▸ **REQUIREMENT**: Gather each line of the records where "this" appears.
START LISTED RECORDS
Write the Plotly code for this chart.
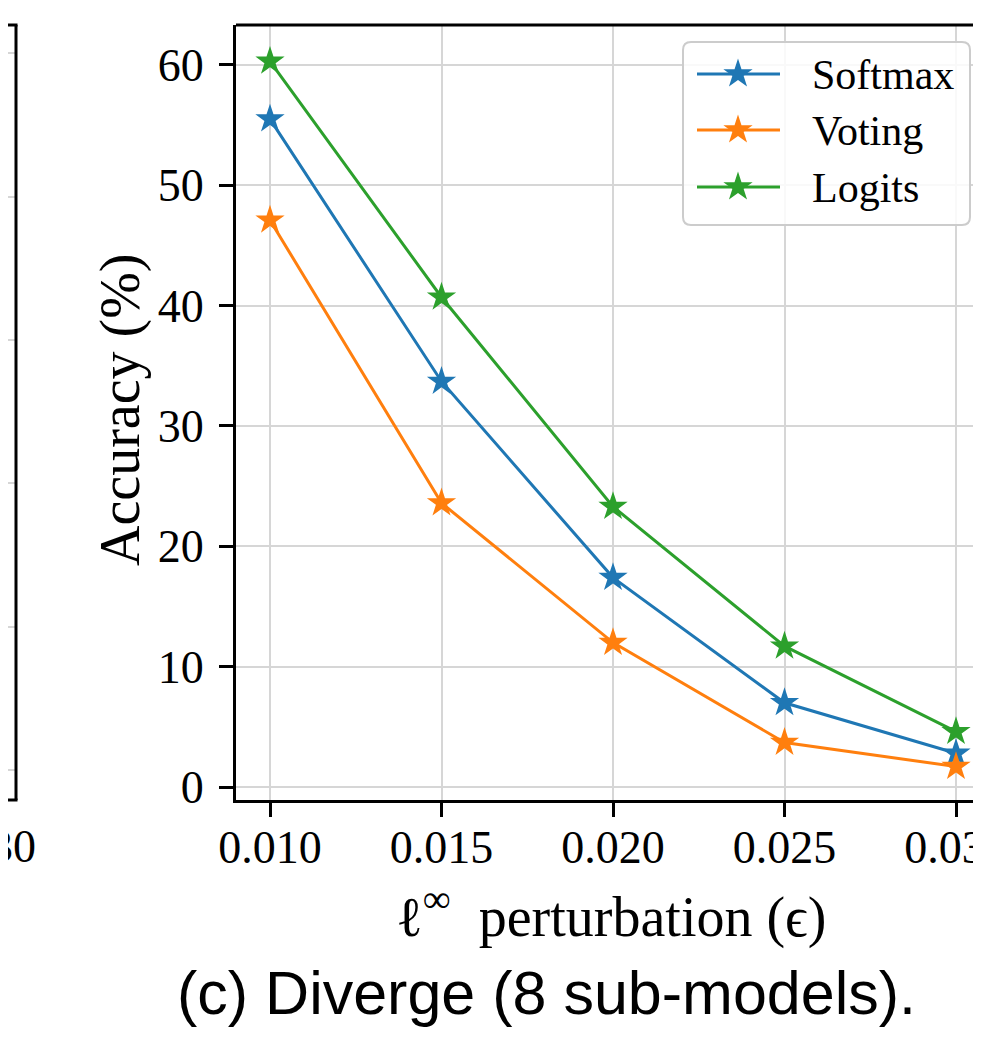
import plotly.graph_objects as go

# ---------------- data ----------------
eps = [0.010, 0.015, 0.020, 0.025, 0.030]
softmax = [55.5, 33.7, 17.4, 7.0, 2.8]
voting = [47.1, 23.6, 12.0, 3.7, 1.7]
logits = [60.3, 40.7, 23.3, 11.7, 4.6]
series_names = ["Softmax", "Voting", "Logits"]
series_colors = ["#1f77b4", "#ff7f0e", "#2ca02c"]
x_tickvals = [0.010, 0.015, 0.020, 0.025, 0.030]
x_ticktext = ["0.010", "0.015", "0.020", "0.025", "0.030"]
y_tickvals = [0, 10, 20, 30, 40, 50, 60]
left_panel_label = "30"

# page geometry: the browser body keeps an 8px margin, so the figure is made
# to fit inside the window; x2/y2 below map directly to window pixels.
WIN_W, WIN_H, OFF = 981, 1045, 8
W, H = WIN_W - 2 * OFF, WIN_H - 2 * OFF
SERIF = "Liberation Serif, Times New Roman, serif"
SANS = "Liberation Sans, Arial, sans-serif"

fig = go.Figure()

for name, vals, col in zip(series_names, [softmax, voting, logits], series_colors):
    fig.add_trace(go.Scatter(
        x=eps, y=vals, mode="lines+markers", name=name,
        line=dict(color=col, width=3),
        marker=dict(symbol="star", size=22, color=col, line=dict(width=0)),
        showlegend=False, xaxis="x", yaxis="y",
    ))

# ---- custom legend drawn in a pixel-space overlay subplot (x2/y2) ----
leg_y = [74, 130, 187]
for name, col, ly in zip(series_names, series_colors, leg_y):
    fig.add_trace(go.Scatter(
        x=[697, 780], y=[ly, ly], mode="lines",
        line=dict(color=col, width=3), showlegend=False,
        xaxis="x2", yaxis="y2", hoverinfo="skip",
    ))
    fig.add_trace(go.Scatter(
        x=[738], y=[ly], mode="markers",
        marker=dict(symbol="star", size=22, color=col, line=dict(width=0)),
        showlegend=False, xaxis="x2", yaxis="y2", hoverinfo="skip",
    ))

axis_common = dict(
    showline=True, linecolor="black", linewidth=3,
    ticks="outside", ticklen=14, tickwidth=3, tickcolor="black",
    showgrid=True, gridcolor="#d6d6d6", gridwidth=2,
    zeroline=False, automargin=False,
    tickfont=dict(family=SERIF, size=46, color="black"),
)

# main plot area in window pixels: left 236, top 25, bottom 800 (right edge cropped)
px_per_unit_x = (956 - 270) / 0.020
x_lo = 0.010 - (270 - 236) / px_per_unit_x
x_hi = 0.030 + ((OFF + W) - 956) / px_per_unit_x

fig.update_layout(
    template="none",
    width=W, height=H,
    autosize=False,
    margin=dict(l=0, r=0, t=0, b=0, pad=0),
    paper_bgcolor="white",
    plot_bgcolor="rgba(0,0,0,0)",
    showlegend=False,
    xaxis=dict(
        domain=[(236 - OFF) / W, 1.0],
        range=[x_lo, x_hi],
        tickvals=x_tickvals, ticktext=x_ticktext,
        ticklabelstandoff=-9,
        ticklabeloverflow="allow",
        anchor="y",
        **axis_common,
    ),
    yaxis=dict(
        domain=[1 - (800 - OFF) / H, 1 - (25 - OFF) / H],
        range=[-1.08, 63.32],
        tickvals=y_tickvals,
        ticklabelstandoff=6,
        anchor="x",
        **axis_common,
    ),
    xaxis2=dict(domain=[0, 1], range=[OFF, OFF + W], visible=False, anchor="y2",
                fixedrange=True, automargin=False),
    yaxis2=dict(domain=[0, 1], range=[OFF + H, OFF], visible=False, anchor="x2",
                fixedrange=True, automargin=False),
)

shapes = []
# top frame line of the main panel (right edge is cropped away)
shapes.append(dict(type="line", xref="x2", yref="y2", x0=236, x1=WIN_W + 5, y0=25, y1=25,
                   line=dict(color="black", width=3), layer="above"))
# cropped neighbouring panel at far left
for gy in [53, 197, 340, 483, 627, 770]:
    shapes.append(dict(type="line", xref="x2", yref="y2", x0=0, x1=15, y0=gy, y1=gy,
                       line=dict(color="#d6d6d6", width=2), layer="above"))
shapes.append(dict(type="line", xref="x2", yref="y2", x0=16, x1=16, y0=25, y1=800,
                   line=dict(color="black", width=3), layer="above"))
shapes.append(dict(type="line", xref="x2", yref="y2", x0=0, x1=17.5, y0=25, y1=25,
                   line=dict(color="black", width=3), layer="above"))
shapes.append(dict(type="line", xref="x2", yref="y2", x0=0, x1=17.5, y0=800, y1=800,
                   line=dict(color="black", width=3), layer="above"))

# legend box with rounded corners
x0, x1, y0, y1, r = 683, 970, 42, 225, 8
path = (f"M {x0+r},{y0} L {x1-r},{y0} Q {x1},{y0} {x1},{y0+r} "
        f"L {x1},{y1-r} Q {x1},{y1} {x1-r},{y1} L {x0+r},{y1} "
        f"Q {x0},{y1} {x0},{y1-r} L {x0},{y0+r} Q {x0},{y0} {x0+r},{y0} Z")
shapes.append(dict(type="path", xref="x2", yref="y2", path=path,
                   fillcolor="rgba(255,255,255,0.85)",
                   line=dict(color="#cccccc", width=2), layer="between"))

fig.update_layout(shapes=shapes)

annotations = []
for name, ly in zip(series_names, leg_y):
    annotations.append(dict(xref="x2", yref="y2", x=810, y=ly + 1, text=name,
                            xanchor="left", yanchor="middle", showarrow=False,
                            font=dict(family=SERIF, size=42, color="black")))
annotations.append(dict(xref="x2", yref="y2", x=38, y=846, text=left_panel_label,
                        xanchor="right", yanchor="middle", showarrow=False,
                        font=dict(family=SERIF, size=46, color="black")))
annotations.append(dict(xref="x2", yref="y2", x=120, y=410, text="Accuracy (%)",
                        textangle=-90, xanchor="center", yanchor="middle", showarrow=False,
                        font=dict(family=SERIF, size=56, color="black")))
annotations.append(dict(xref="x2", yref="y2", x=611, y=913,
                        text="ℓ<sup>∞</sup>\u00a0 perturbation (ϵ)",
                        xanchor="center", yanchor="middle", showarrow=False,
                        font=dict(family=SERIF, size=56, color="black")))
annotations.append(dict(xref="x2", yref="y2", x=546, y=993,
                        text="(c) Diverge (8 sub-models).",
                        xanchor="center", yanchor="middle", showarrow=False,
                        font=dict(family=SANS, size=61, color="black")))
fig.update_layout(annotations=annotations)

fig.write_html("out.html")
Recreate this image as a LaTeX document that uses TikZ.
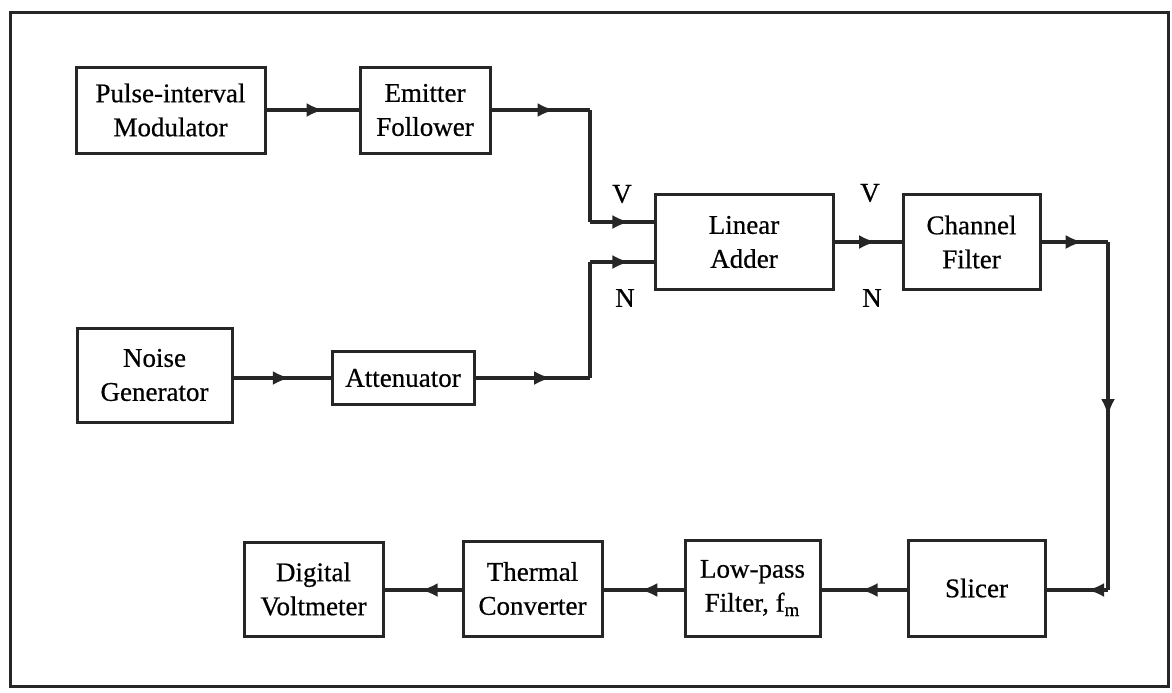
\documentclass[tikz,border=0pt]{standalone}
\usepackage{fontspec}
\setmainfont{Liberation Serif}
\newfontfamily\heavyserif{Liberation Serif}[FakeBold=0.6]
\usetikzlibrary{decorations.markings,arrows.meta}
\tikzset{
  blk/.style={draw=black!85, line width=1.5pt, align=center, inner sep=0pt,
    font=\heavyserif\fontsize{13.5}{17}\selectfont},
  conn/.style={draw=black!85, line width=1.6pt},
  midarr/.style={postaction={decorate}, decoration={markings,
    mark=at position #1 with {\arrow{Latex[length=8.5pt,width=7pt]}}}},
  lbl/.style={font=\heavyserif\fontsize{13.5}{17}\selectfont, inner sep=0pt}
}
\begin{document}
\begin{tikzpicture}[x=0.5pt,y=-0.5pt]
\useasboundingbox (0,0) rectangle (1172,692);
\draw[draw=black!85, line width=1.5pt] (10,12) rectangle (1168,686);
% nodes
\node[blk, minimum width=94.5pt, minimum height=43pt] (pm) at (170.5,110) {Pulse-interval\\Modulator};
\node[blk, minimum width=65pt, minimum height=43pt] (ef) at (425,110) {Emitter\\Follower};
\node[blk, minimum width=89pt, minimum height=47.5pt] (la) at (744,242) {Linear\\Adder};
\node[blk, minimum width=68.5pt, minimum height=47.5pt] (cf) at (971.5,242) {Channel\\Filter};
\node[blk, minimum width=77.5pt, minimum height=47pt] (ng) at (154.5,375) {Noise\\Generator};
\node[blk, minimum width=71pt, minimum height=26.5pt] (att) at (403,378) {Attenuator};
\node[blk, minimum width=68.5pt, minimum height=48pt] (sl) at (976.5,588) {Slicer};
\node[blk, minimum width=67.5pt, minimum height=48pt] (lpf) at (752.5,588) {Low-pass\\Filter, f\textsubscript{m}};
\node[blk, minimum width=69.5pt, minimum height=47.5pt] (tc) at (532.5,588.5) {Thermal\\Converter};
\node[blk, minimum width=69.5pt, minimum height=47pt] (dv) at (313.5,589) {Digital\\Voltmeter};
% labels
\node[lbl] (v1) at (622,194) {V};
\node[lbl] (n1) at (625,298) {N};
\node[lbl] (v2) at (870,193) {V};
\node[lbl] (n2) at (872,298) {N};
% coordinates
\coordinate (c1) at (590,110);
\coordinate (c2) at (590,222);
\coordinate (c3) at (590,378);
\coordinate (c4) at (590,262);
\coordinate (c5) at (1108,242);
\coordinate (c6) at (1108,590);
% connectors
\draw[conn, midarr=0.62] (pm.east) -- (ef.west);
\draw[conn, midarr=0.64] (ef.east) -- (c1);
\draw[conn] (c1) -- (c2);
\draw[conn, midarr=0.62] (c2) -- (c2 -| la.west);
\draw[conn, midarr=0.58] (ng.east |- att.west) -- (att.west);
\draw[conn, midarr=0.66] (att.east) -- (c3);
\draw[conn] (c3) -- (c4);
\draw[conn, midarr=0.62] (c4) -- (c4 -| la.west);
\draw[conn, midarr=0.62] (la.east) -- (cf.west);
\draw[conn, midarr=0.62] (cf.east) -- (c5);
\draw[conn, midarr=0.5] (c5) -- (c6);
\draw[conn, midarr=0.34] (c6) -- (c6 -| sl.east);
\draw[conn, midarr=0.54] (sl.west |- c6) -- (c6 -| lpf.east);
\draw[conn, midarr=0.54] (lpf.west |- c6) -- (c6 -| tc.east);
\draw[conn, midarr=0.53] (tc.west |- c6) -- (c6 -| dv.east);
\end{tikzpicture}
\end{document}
END LISTED RECORDS
▸ **TASK ANSWER**:
Write the Plotly code for this chart.
Recreate this image as a LaTeX document that uses TikZ.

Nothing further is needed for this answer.